Dress in ‘monoclo’, says artist Pascal Anson, and you’ll rethink your relationship with clothes for ever. Jess Cartner-Morley gives it a go

It started when Pascal Anson’s mum bought him a yellow jumper for his birthday. “I already had a pair of yellow trousers, yellow socks and a yellow belt. So I thought I’d wear them all together, as an experiment.” He enjoyed the experiment so much he gave it a name – “monoclo” – and turned it into an event at Kingston University, London, where he was a senior lecturer in design. Staff and students were invited to dress in one colour, fabric or pattern from head to toe. An exchange system helped people struggling to find the missing piece: one person has a spare pair of pink trousers, another needs size 10 blue shoes, and so on.

“On the day, what I loved was that people were in everyday pieces of clothing – normal stuff from Gap or wherever, not fancy dress – but there was a newness and strangeness to it,” says Anson, now a tutor at the Royal College of Art (he is also one of two mentors on the BBC’s Big Painting Challenge). Christmas jumper day but make it art school, if you like.
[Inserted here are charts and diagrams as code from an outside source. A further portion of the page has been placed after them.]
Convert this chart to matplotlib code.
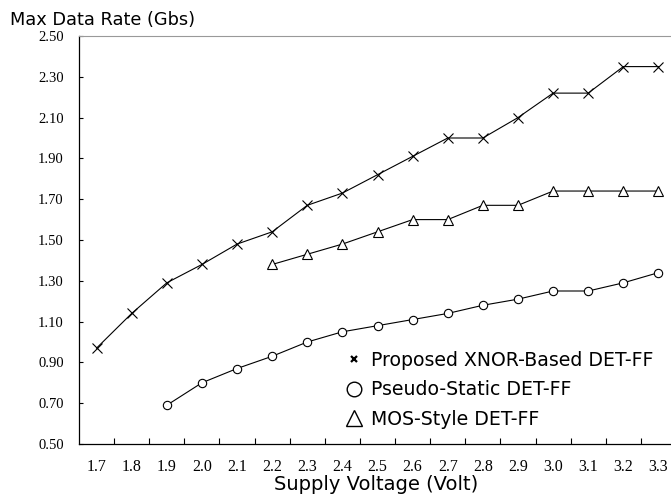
import matplotlib
matplotlib.use("Agg")

import matplotlib.pyplot as plt
from matplotlib.lines import Line2D

# supply voltage categories (x axis)
volts = ['1.7', '1.8', '1.9', '2.0', '2.1', '2.2', '2.3', '2.4', '2.5',
         '2.6', '2.7', '2.8', '2.9', '3.0', '3.1', '3.2', '3.3']

# max data rate (Gbs) per design
xnor_volts = volts
xnor_rate = [0.97, 1.14, 1.29, 1.38, 1.48, 1.54, 1.67, 1.73, 1.82,
             1.91, 2.00, 2.00, 2.10, 2.22, 2.22, 2.35, 2.35]

pseudo_volts = volts[2:]
pseudo_rate = [0.69, 0.80, 0.87, 0.93, 1.00, 1.05, 1.08, 1.11,
               1.14, 1.18, 1.21, 1.25, 1.25, 1.29, 1.34]

mos_volts = volts[5:]
mos_rate = [1.38, 1.43, 1.48, 1.54, 1.60, 1.60, 1.67, 1.67,
            1.74, 1.74, 1.74, 1.74]

y_ticks = [0.50, 0.70, 0.90, 1.10, 1.30, 1.50, 1.70, 1.90, 2.10, 2.30, 2.50]

W, H = 671, 500
fig = plt.figure(figsize=(W / 100, H / 100), dpi=100)
ax = fig.add_axes([79 / W, 56 / H, (676 - 79) / W, (444 - 36) / H])


def idx(vs):
    return [volts.index(v) for v in vs]


ax.plot(idx(xnor_volts), xnor_rate, color='black', lw=0.8,
        marker='x', ms=7.5, mew=0.8, zorder=3)
ax.plot(idx(pseudo_volts), pseudo_rate, color='black', lw=0.8,
        marker='o', ms=6, mew=0.8, mfc='white', zorder=3)
ax.plot(idx(mos_volts), mos_rate, color='black', lw=0.8,
        marker='^', ms=7, mew=0.8, mfc='white', zorder=3)

ax.set_xlim(-0.5, len(volts) - 0.5)
ax.set_ylim(0.5, 2.5)

# category labels centered, tick marks on the band edges
ax.set_xticks(range(len(volts)))
ax.set_xticklabels(volts, fontfamily='Liberation Serif', fontsize=11.5)
ax.set_xticks([i + 0.5 for i in range(len(volts) - 1)], minor=True)
ax.tick_params(axis='x', which='major', length=0, pad=11)
ax.tick_params(axis='x', which='minor', direction='in', length=4, width=0.8)

ax.set_yticks(y_ticks)
ax.set_yticklabels(['%.2f' % v for v in y_ticks],
                   fontfamily='Liberation Serif', fontsize=10.5)
ax.tick_params(axis='y', direction='in', length=3, width=0.8, pad=11)

ax.spines['right'].set_visible(False)
ax.spines['top'].set_color('#999999')
for s in ['left', 'bottom']:
    ax.spines[s].set_linewidth(0.9)

fig.text(10 / W, 1 - 20 / H, 'Max Data Rate (Gbs)', ha='left', va='center',
         fontfamily='DejaVu Sans', fontsize=12.8)
fig.text(376 / W, 1 - 485 / H, 'Supply Voltage (Volt)', ha='center',
         va='center', fontfamily='DejaVu Sans', fontsize=14)

handles = [
    Line2D([], [], ls='none', color='black', marker='x', ms=5, mew=1.6),
    Line2D([], [], ls='none', color='black', marker='o', ms=10.5, mew=1.0,
           mfc='white'),
    Line2D([], [], ls='none', color='black', marker='^', ms=11, mew=1.0,
           mfc='white'),
]
labels = ['Proposed XNOR-Based DET-FF', 'Pseudo-Static DET-FF',
          'MOS-Style DET-FF']
ax.legend(handles, labels, loc='upper left',
          bbox_to_anchor=(343 / W, 1 - 351 / H), bbox_transform=fig.transFigure,
          frameon=False, borderpad=0, borderaxespad=0, handlelength=1.2,
          handletextpad=0.3, labelspacing=0.55,
          prop={'family': 'DejaVu Sans', 'size': 13.6})

fig.savefig('out.png', dpi=100)
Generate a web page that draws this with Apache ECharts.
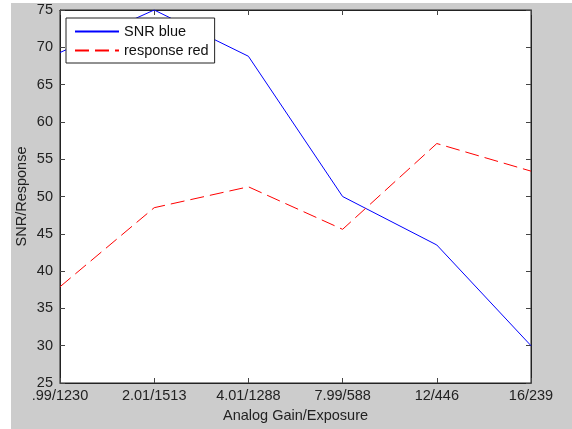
<!DOCTYPE html>
<html>
<head>
<meta charset="utf-8">
<script src="https://cdn.jsdelivr.net/npm/echarts@6/dist/echarts.min.js"></script>
<style>
  html, body { margin: 0; padding: 0; background: #fff; }
  .wrap { position: absolute; left: 11px; top: 3px; width: 561px; height: 426px; background: #cccccc; }
  #chart { width: 561px; height: 426px; }
</style>
</head>
<body>
<div class="wrap"><div id="chart"></div></div>
<script>
// categories (gain/exposure)
const categories = ['.99/1230', '2.01/1513', '4.01/1288', '7.99/588', '12/446', '16/239']
// series values
const snrBlue = [69.3, 75, 68.8, 50, 43.5, 30]
const responseRed = [37.9, 48.5, 51.3, 45.6, 57.1, 53.4]
// y axis range
const yMin = 25
const yMax = 75
const yStep = 5

const font = 'Arial, "Liberation Sans", sans-serif'
const fs = 14.5
const blue = '#0000ff'
const red = '#ff0000'
const redDash = [14, 6]

const option = {
  animation: false,
  textStyle: { fontFamily: font },
  grid: {
    left: 49,
    top: 7,
    right: 41,
    bottom: 46,
    outerBoundsMode: 'none',
    containLabel: false,
    show: true,
    backgroundColor: '#ffffff',
    borderColor: '#222',
    borderWidth: 1,
  },
  // 图例
  legend: {
    orient: 'vertical',
    left: 55,
    top: 15,
    padding: [6, 6, 5, 8],
    itemGap: 4,
    itemWidth: 44,
    itemHeight: 16,
    backgroundColor: '#fff',
    borderColor: '#222',
    borderWidth: 1,
    textStyle: { fontFamily: font, fontSize: fs, color: '#111' },
    data: ['SNR blue', 'response red'],
  },
  xAxis: [
    {
      type: 'category',
      boundaryGap: false,
      data: categories,
      name: 'Analog Gain/Exposure',
      nameLocation: 'middle',
      nameGap: 25,
      nameTextStyle: { fontFamily: font, fontSize: fs, color: '#222' },
      axisLine: { lineStyle: { color: '#222' } },
      axisTick: { inside: true, length: 5, lineStyle: { color: '#444' } },
      axisLabel: { fontFamily: font, fontSize: fs, color: '#222', margin: 5 },
      splitLine: { show: false },
    },
    {
      type: 'category',
      position: 'top',
      boundaryGap: false,
      data: categories,
      axisLine: { lineStyle: { color: '#222' } },
      axisTick: { inside: true, length: 5, lineStyle: { color: '#444' } },
      axisLabel: { show: false },
    },
  ],
  yAxis: [
    {
      type: 'value',
      min: yMin,
      max: yMax,
      interval: yStep,
      name: 'SNR/Response',
      nameLocation: 'middle',
      nameGap: 31,
      nameMoveOverlap: false,
      nameTextStyle: { fontFamily: font, fontSize: fs, color: '#222' },
      axisLine: { show: true, lineStyle: { color: '#222' } },
      axisTick: { show: true, inside: true, length: 5, lineStyle: { color: '#444' } },
      axisLabel: { fontFamily: font, fontSize: fs, color: '#222', margin: 7 },
      splitLine: { show: false },
    },
    {
      type: 'value',
      position: 'right',
      min: yMin,
      max: yMax,
      interval: yStep,
      axisLine: { show: true, lineStyle: { color: '#222' } },
      axisTick: { show: true, inside: true, length: 5, lineStyle: { color: '#444' } },
      axisLabel: { show: false },
      splitLine: { show: false },
    },
  ],
  series: [
    {
      name: 'SNR blue',
      type: 'line',
      symbol: 'none',
      itemStyle: { color: blue, opacity: 0 },
      lineStyle: { color: blue, width: 1 },
      data: snrBlue,
    },
    {
      name: 'response red',
      type: 'line',
      symbol: 'none',
      itemStyle: { color: red, opacity: 0 },
      lineStyle: { color: red, width: 1, type: redDash },
      data: responseRed,
    },
  ],
}
echarts.init(document.getElementById('chart')).setOption(option)
</script>
</body>
</html>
Monoclo grew into an Instagram project, with Anson styling himself in immaculately curated single-shade outfits (when stumped, he occasionally went shoeless) that not only look glorious, but make a serious point. “Monoclo is about re-enjoying what you already have,” he says. “It has rewired how I think about clothes, and how I think about myself.”

Carving new looks out of the mountain of clothes many of us already own is the key to marrying style and sustainability. Monoclo delivers the dopamine hit of fashion newness, without having to hit the shops.